The work of  Human Development graduate students Emily Kahoe and Deinera Exner-Cortens is featured on the Bronfenbrenner Center for Translational Research website.

Emily Kahoe Chen is a research assistant with Karl Pillemer with whom she works on two primary projects. The Resident-to-Resident Elder Mistreatment project is an ongoing investigation of resident-to-resident aggression (RRA) in nursing homes. The second project, recently completed, was focused on the dissemination of the Method for Program Adaptation through Community Engagement (M-PACE). M-PACE is an innovative method for the adaptation of evidence-based programs that uses systematic and detailed feedback from program participants to guide adaptation.

Deinera Exner-Cortens has assisted with several projects at the BCTR, including the Nurse Family Partnership study (PI: John Eckenrode) and a project investigating the use of orders of protection by teens in New York State.
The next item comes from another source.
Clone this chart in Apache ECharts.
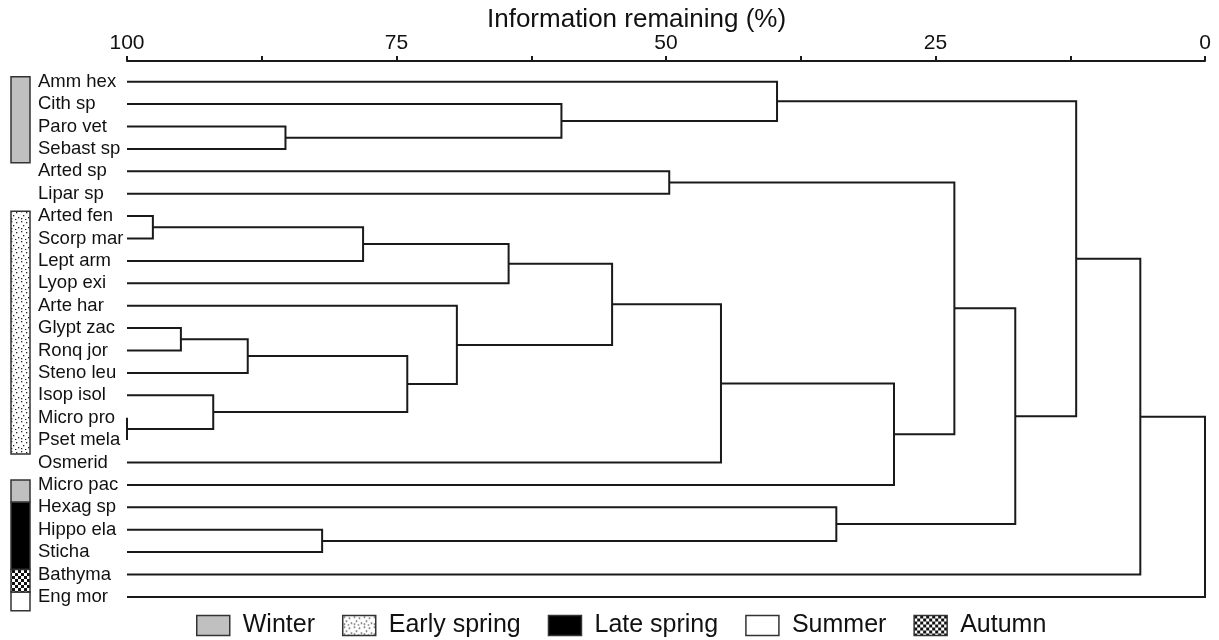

Deinera's primary project for the past two years has been the Complementary Strengths study (PI: Jennifer Tiffany), where she has assisted with the development of a new measure for assessing youth program participation, and investigated cross-sectional and longitudinal relationships between program participation and adolescent sexual and reproductive health. In the spring of 2012, Deinera will be transitioning to the Cornell Research Program on Self-Injurious Behavior (PI: Janis Whitlock). During her time at the BCTR, Deinera also helped create a translational research database for use by center staff and research associates.